Exercise materials »
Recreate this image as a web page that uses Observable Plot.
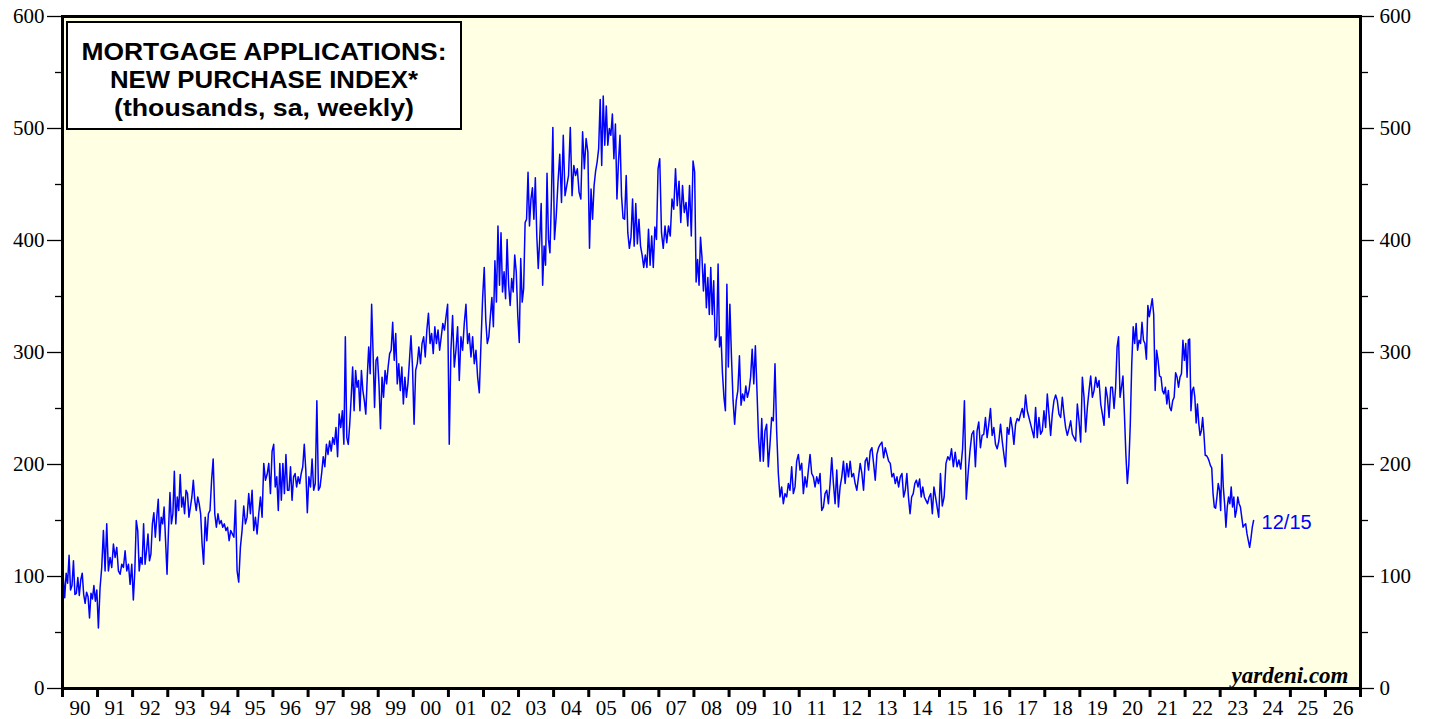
<!DOCTYPE html>
<html>
<head>
<meta charset="utf-8">
<script src="https://cdn.jsdelivr.net/npm/d3@7"></script>
<script src="https://cdn.jsdelivr.net/npm/@observablehq/plot@0.6"></script>
<style>
  html, body { margin: 0; padding: 0; background: #ffffff; }
  #chart svg { display: block; }
  #chart svg g[aria-label$="tick label"], #chart svg g[aria-label$="tick label"] text {
    font-family: "Liberation Serif", "Times New Roman", serif !important;
  }
</style>
</head>
<body>
<div id="chart"></div>
<script>
// Weekly-ish readings (thousands), evenly spaced within each year
const v1990 = [100, 81, 103, 94, 119, 88, 92, 114, 84, 85, 99, 83, 97, 103, 84, 76, 86, 82, 63, 85, 80, 92, 78, 88];
const v1991 = [54, 90, 108, 141, 105, 147, 105, 117, 108, 129, 117, 126, 105, 102, 111, 108, 123, 105, 111, 93, 111];
const v1992 = [79, 105, 150, 141, 105, 117, 111, 147, 111, 123, 138, 114, 120, 147, 157, 135, 153, 169, 132, 153, 147, 162, 132, 102];
const v1993 = [141, 175, 147, 156, 194, 147, 171, 159, 191, 162, 171, 156, 177, 174, 153, 162, 171, 186, 168, 159, 171, 165, 156, 129];
const v1994 = [111, 153, 132, 156, 159, 186, 205, 156, 144, 156, 147, 150, 144, 147, 141, 144, 132, 141, 138, 135, 168, 105];
const v1995 = [95, 126, 141, 163, 147, 153, 174, 156, 177, 141, 153, 138, 156, 171, 153, 201, 186, 191, 201, 174, 212];
const v1996 = [218, 180, 189, 159, 201, 168, 201, 174, 209, 177, 177, 198, 168, 189, 192, 180, 189, 183, 192, 198, 218, 195, 157];
const v1997 = [189, 180, 205, 177, 183, 257, 177, 180, 192, 207, 198, 218, 209, 221, 212, 224, 218, 233, 207, 245, 233, 248];
const v1998 = [218, 314, 224, 218, 236, 260, 287, 248, 284, 269, 275, 248, 284, 266, 257, 245, 278, 305, 281, 343, 299, 251, 293, 296];
const v1999 = [272, 232, 278, 260, 284, 272, 287, 299, 302, 327, 293, 317, 272, 290, 266, 287, 254, 278, 260, 272, 293, 315, 287];
const v2000 = [236, 284, 290, 305, 290, 308, 314, 296, 320, 335, 308, 317, 299, 323, 308, 320, 302, 314, 326, 320, 332, 343];
const v2001 = [218, 302, 333, 287, 302, 323, 275, 314, 302, 326, 343, 308, 317, 296, 314, 290, 302, 278, 264, 308, 349];
const v2002 = [376, 329, 308, 314, 332, 349, 323, 382, 345, 413, 360, 407, 354, 372, 348, 401, 360, 342, 366, 354, 387, 372, 333];
const v2003 = [309, 384, 345, 357, 416, 419, 461, 413, 437, 447, 419, 456, 404, 375, 401, 433, 360, 395, 378, 460, 401, 389, 437, 501];
const v2004 = [401, 422, 452, 477, 434, 494, 440, 449, 458, 501, 440, 467, 458, 464, 443, 437, 497, 464, 491, 479];
const v2005 = [393, 446, 419, 449, 462, 470, 482, 526, 467, 529, 485, 520, 485, 500, 494, 513, 473, 504, 437, 470, 494, 440, 420];
const v2006 = [419, 458, 407, 393, 403, 437, 395, 433, 397, 419, 395, 387, 376, 387, 376, 410, 378, 404, 376, 412, 401, 464];
const v2007 = [473, 407, 393, 413, 398, 413, 404, 437, 428, 464, 431, 453, 416, 449, 425, 434, 413, 449, 404, 471];
const v2008 = [461, 363, 383, 360, 403, 385, 355, 379, 340, 367, 334, 376, 334, 364, 311, 315, 379, 305, 314, 281, 260, 248, 361, 287];
const v2009 = [343, 296, 257, 236, 257, 266, 297, 253, 263, 257, 270, 260, 266, 278, 303, 272, 306, 266, 224, 203, 241, 203];
const v2010 = [230, 236, 198, 218, 242, 239, 290, 230, 192, 171, 180, 165, 174, 171, 183, 177, 198, 174, 180, 203, 209];
const v2011 = [195, 201, 174, 189, 180, 195, 209, 192, 189, 180, 189, 183, 192, 159, 162, 174, 177, 165, 183, 206, 183];
const v2012 = [165, 195, 162, 180, 189, 203, 183, 201, 189, 203, 189, 192, 183, 177, 189, 201, 192, 177, 203, 206, 195];
const v2013 = [212, 215, 201, 186, 209, 215, 218, 220, 206, 215, 209, 203, 201, 189, 192, 183, 189, 180, 189, 192, 171];
const v2014 = [177, 192, 171, 156, 171, 174, 183, 186, 180, 187, 171, 180, 171, 168, 165, 171, 174, 156, 180, 171, 162, 153];
const v2015 = [192, 163, 171, 201, 207, 204, 214, 198, 211, 198, 204, 196, 214, 257, 169, 192, 212, 227, 230];
const v2016 = [198, 230, 238, 215, 226, 227, 242, 224, 236, 250, 226, 233, 218, 214, 221, 236, 221, 209, 198, 233, 227];
const v2017 = [242, 233, 218, 236, 241, 239, 245, 250, 242, 262, 248, 242, 236, 230, 224, 251, 224, 242, 227, 230, 248];
const v2018 = [233, 263, 245, 226, 245, 257, 262, 257, 245, 242, 260, 245, 233, 226, 232, 239, 227, 224, 221, 254, 239];
const v2019 = [220, 278, 260, 229, 251, 266, 279, 260, 266, 278, 269, 275, 254, 245, 235, 269, 260, 242, 269, 269, 250];
const v2020 = [269, 305, 314, 260, 269, 279, 245, 209, 183, 200, 236, 290, 323, 308, 326, 302, 311, 308, 327, 311, 308, 294, 342, 332];
const v2021 = [340, 348, 334, 266, 302, 293, 279, 278, 266, 263, 269, 254, 266, 251, 248, 257, 260, 282, 278, 269, 278, 281, 311, 293];
const v2022 = [308, 278, 311, 312, 248, 266, 269, 260, 237, 254, 237, 226, 230, 242, 227, 208, 208, 206, 203, 199, 197, 174, 162, 161, 171, 183, 177];
const v2023 = [159, 209, 180, 165, 144, 162, 171, 165, 180, 162, 171, 153, 159, 171, 165, 162, 153, 144, 146, 147, 138, 132, 126, 134, 144, 150];

const seriesByYear = [
  [1990, v1990], [1991, v1991], [1992, v1992], [1993, v1993], [1994, v1994],
  [1995, v1995], [1996, v1996], [1997, v1997], [1998, v1998], [1999, v1999],
  [2000, v2000], [2001, v2001], [2002, v2002], [2003, v2003], [2004, v2004],
  [2005, v2005], [2006, v2006], [2007, v2007], [2008, v2008], [2009, v2009],
  [2010, v2010], [2011, v2011], [2012, v2012], [2013, v2013], [2014, v2014],
  [2015, v2015], [2016, v2016], [2017, v2017], [2018, v2018], [2019, v2019],
  [2020, v2020], [2021, v2021], [2022, v2022], [2023, v2023]
];
const lastDate = "2023-12-15";
const lastLabel = "12/15";

const yMajor = [0, 100, 200, 300, 400, 500, 600];
const yMinor = [50, 150, 250, 350, 450, 550];
const xLabels = ["90","91","92","93","94","95","96","97","98","99","00","01","02","03","04","05","06","07","08","09","10","11","12","13","14","15","16","17","18","19","20","21","22","23","24","25","26"];
const titleLines = ["MORTGAGE APPLICATIONS:", "NEW PURCHASE INDEX*", "(thousands, sa, weekly)"];
const creditText = "yardeni.com";

// Build table
const lastYear = seriesByYear[seriesByYear.length - 1][0];
const data = seriesByYear.flatMap(([yr, arr]) => arr.map((v, i) => {
  let t;
  if (yr === lastYear) {
    const s = Date.UTC(yr, 0, 6), e = new Date(lastDate + "T00:00:00Z").getTime();
    t = s + (e - s) * i / (arr.length - 1);
  } else {
    const s = Date.UTC(yr, 0, 1), e = Date.UTC(yr + 1, 0, 1);
    t = s + (e - s) * (i + 0.5) / arr.length;
  }
  return {date: new Date(t), value: v};
}));
const last = data[data.length - 1];

const firstYear = 1990;
const yearStarts = d3.range(firstYear, firstYear + xLabels.length + 1).map(y => new Date(Date.UTC(y, 0, 1)));
const yearMids = xLabels.map((lab, i) => new Date(Date.UTC(firstYear + i, 6, 2)));
const labelByTime = new Map(yearMids.map((d, i) => [d.getTime(), xLabels[i]]));

const serif = "Liberation Serif, Times New Roman, serif";
const sans = "Liberation Sans, Arial, sans-serif";

const chart = Plot.plot({
  width: 1429,
  height: 719,
  marginLeft: 62,
  marginRight: 69,
  marginTop: 16,
  marginBottom: 31,
  style: {fontFamily: serif, background: "#ffffff", color: "#000"},
  x: {type: "utc", domain: [yearStarts[0], yearStarts[yearStarts.length - 1]]},
  y: {domain: [0, 600]},
  marks: [
    Plot.frame({fill: "#ffffe4", stroke: null}),
    Plot.line(data, {x: "date", y: "value", stroke: "#0000ff", strokeWidth: 1.5}),
    Plot.text([last], {x: "date", y: "value", text: () => lastLabel, dx: 8, dy: 2, textAnchor: "start", fill: "#0000ff", fontSize: 20, fontFamily: sans}),
    Plot.text([creditText], {frameAnchor: "bottom-right", text: d => d, dx: -12, dy: -6, fontSize: 23, fontStyle: "italic", fontWeight: "bold", fontFamily: serif, fill: "#000"}),
    Plot.frame({stroke: "#000", strokeWidth: 3}),
    Plot.axisY({anchor: "left", ticks: yMajor, tickSize: 15, tickPadding: 3, fontSize: 21, fontFamily: serif, label: null, strokeWidth: 1.3}),
    Plot.axisY({anchor: "left", ticks: yMinor, tickSize: 7, tickFormat: () => "", label: null, strokeWidth: 1.3}),
    Plot.axisY({anchor: "right", ticks: yMajor, tickSize: 13, tickPadding: 6, fontSize: 21, fontFamily: serif, label: null, strokeWidth: 1.3}),
    Plot.axisY({anchor: "right", ticks: yMinor, tickSize: 7, tickFormat: () => "", label: null, strokeWidth: 1.3}),
    Plot.axisX({ticks: yearStarts, tickSize: 9, tickFormat: () => "", label: null, strokeWidth: 3}),
    Plot.axisX({ticks: yearMids, tickSize: 0, tickPadding: 12, tickFormat: d => labelByTime.get(d.getTime()), fontSize: 21, fontFamily: serif, label: null})
  ]
});

// Force serif on tick labels
d3.select(chart).selectAll('g[aria-label$="tick label"]').attr("font-family", serif)
  .selectAll("text").attr("font-family", serif);

// Title box annotation
const titleWidths = [365, 308, 300];
const svg = d3.select(chart);
const g = svg.append("g");
g.append("rect").attr("x", 67).attr("y", 22).attr("width", 394).attr("height", 107)
  .attr("fill", "#ffffff").attr("stroke", "#000").attr("stroke-width", 2);
titleLines.forEach((line, i) => {
  g.append("text").attr("x", 264).attr("y", 60 + i * 28)
    .attr("text-anchor", "middle").attr("font-family", sans).attr("font-weight", "bold")
    .attr("font-size", 24).attr("fill", "#000")
    .attr("textLength", titleWidths[i]).attr("lengthAdjust", "spacingAndGlyphs")
    .text(line);
});

document.getElementById("chart").appendChild(chart);
</script>
</body>
</html>
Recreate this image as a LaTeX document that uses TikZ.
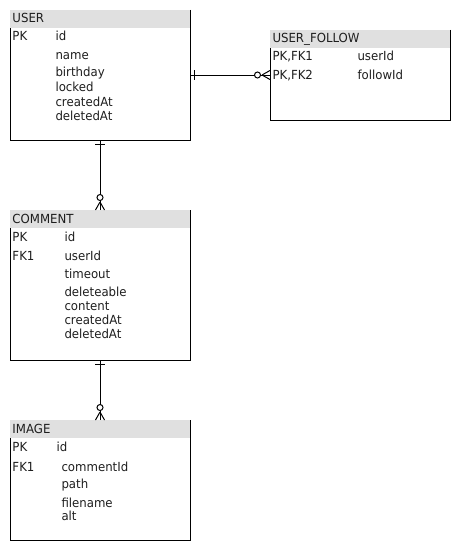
\documentclass[tikz,border=0pt]{standalone}
\usepackage{fontspec}
\setmainfont{DejaVu Sans}[FakeStretch=0.94]
\usetikzlibrary{calc}
\definecolor{hdrgray}{RGB}{224,224,224}
\definecolor{txtcol}{RGB}{30,30,30}
\begin{document}
\begin{tikzpicture}[x=1pt,y=-1pt,line width=1pt,
  hdr/.style={fill=hdrgray,draw=none,inner sep=0pt,outer sep=0pt,minimum width=180pt,minimum height=18pt,anchor=north west},
  bodybox/.style={draw=none,inner sep=0pt,outer sep=0pt,minimum width=180pt,anchor=north west},
  txt/.style={anchor=base west,inner sep=0pt,text=txtcol,font=\fontsize{12.5}{14}\selectfont},
  tick/.style={line width=1pt},
  ring/.style={fill=white,line width=1pt}]
\useasboundingbox (0,0) rectangle (461,551);

% ---------- USER ----------
\node[hdr] (userH) at (10,10) {};
\node[bodybox,minimum height=112pt] (userB) at (10,28) {};
\draw (userH.north east) -- (userB.south east) -- (userB.south west) -- (userB.north west);
\node[txt] (userT) at (12,23) {USER};
\node[txt] (userPK) at (12,40.5) {PK};
\node[txt] (userId) at (55,40.5) {id};
\node[txt] (userName) at (55,59.5) {name};
\node[txt] (userBirth) at (55,77) {birthday};
\node[txt] (userLocked) at (55,91.5) {locked};
\node[txt] (userCreated) at (55,106) {createdAt};
\node[txt] (userDeleted) at (55,120.5) {deletedAt};

% ---------- USER_FOLLOW ----------
\node[hdr] (ufH) at (270,30) {};
\node[bodybox,minimum height=72pt] (ufB) at (270,48) {};
\draw (ufH.north east) -- (ufB.south east) -- (ufB.south west) -- (ufB.north west);
\node[txt] (ufT) at (272,42.5) {USER\_FOLLOW};
\node[txt] (ufK1) at (272,60.5) {PK,FK1};
\node[txt] (ufF1) at (357,60.5) {userId};
\node[txt] (ufK2) at (272,79.5) {PK,FK2};
\node[txt] (ufF2) at (357,79.5) {followId};

% ---------- COMMENT ----------
\node[hdr] (comH) at (10,210) {};
\node[bodybox,minimum height=132pt] (comB) at (10,228) {};
\draw (comH.north east) -- (comB.south east) -- (comB.south west) -- (comB.north west);
\node[txt] (comT) at (12,223) {COMMENT};
\node[txt] (comPK) at (12,241) {PK};
\node[txt] (comId) at (64,241) {id};
\node[txt] (comFK) at (12,260) {FK1};
\node[txt] (comUser) at (64,260) {userId};
\node[txt] (comTimeout) at (64,278.5) {timeout};
\node[txt] (comDel) at (64,296.5) {deleteable};
\node[txt] (comContent) at (64,310.5) {content};
\node[txt] (comCreated) at (64,324.5) {createdAt};
\node[txt] (comDeleted) at (64,338.5) {deletedAt};

% ---------- IMAGE ----------
\node[hdr] (imgH) at (10,420) {};
\node[bodybox,minimum height=102pt] (imgB) at (10,438) {};
\draw (imgH.north east) -- (imgB.south east) -- (imgB.south west) -- (imgB.north west);
\node[txt] (imgT) at (12,433) {IMAGE};
\node[txt] (imgPK) at (12,451.5) {PK};
\node[txt] (imgId) at (56,451.5) {id};
\node[txt] (imgFK) at (12,471) {FK1};
\node[txt] (imgCom) at (61,471) {commentId};
\node[txt] (imgPath) at (61,488.5) {path};
\node[txt] (imgFile) at (61,507) {filename};
\node[txt] (imgAlt) at (61,520) {alt};

% ---------- connectors ----------
% USER -> USER_FOLLOW
\coordinate (ufL) at ($(userB.north east)+(0,47)$);
\coordinate (ufR) at ($(ufH.south west)+(0,27)$);
\draw (ufL) -- (ufR);
\draw[tick] ($(ufL)+(4,-5)$) -- ($(ufL)+(4,5)$);
\draw ($(ufR)+(-8,0)$) -- ($(ufR)+(0,-4.5)$) ($(ufR)+(-8,0)$) -- ($(ufR)+(0,4.5)$);
\draw[ring] ($(ufR)+(-12.5,0)$) circle (3pt);

% USER -> COMMENT
\draw (userB.south) -- (comH.north);
\draw[tick] ($(userB.south)+(-5,4)$) -- ($(userB.south)+(5,4)$);
\draw ($(comH.north)+(0,-8)$) -- ($(comH.north)+(-4.5,0)$) ($(comH.north)+(0,-8)$) -- ($(comH.north)+(4.5,0)$);
\draw[ring] ($(comH.north)+(0,-12.5)$) circle (3pt);

% COMMENT -> IMAGE
\draw (comB.south) -- (imgH.north);
\draw[tick] ($(comB.south)+(-5,4)$) -- ($(comB.south)+(5,4)$);
\draw ($(imgH.north)+(0,-8)$) -- ($(imgH.north)+(-4.5,0)$) ($(imgH.north)+(0,-8)$) -- ($(imgH.north)+(4.5,0)$);
\draw[ring] ($(imgH.north)+(0,-12.5)$) circle (3pt);
\end{tikzpicture}
\end{document}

Required task » Nothing but the lines from the one with "Recreate this image as a LaTeX" through the one with "(userDeleted) at (55,120.5)" should be copied, word for word. Pictures are left out.

Answer »
Recreate this image as a LaTeX document that uses TikZ.
\documentclass[tikz,border=0pt]{standalone}
\usepackage{fontspec}
\setmainfont{DejaVu Sans}[FakeStretch=0.94]
\usetikzlibrary{calc}
\definecolor{hdrgray}{RGB}{224,224,224}
\definecolor{txtcol}{RGB}{30,30,30}
\begin{document}
\begin{tikzpicture}[x=1pt,y=-1pt,line width=1pt,
  hdr/.style={fill=hdrgray,draw=none,inner sep=0pt,outer sep=0pt,minimum width=180pt,minimum height=18pt,anchor=north west},
  bodybox/.style={draw=none,inner sep=0pt,outer sep=0pt,minimum width=180pt,anchor=north west},
  txt/.style={anchor=base west,inner sep=0pt,text=txtcol,font=\fontsize{12.5}{14}\selectfont},
  tick/.style={line width=1pt},
  ring/.style={fill=white,line width=1pt}]
\useasboundingbox (0,0) rectangle (461,551);

% ---------- USER ----------
\node[hdr] (userH) at (10,10) {};
\node[bodybox,minimum height=112pt] (userB) at (10,28) {};
\draw (userH.north east) -- (userB.south east) -- (userB.south west) -- (userB.north west);
\node[txt] (userT) at (12,23) {USER};
\node[txt] (userPK) at (12,40.5) {PK};
\node[txt] (userId) at (55,40.5) {id};
\node[txt] (userName) at (55,59.5) {name};
\node[txt] (userBirth) at (55,77) {birthday};
\node[txt] (userLocked) at (55,91.5) {locked};
\node[txt] (userCreated) at (55,106) {createdAt};
\node[txt] (userDeleted) at (55,120.5) {deletedAt};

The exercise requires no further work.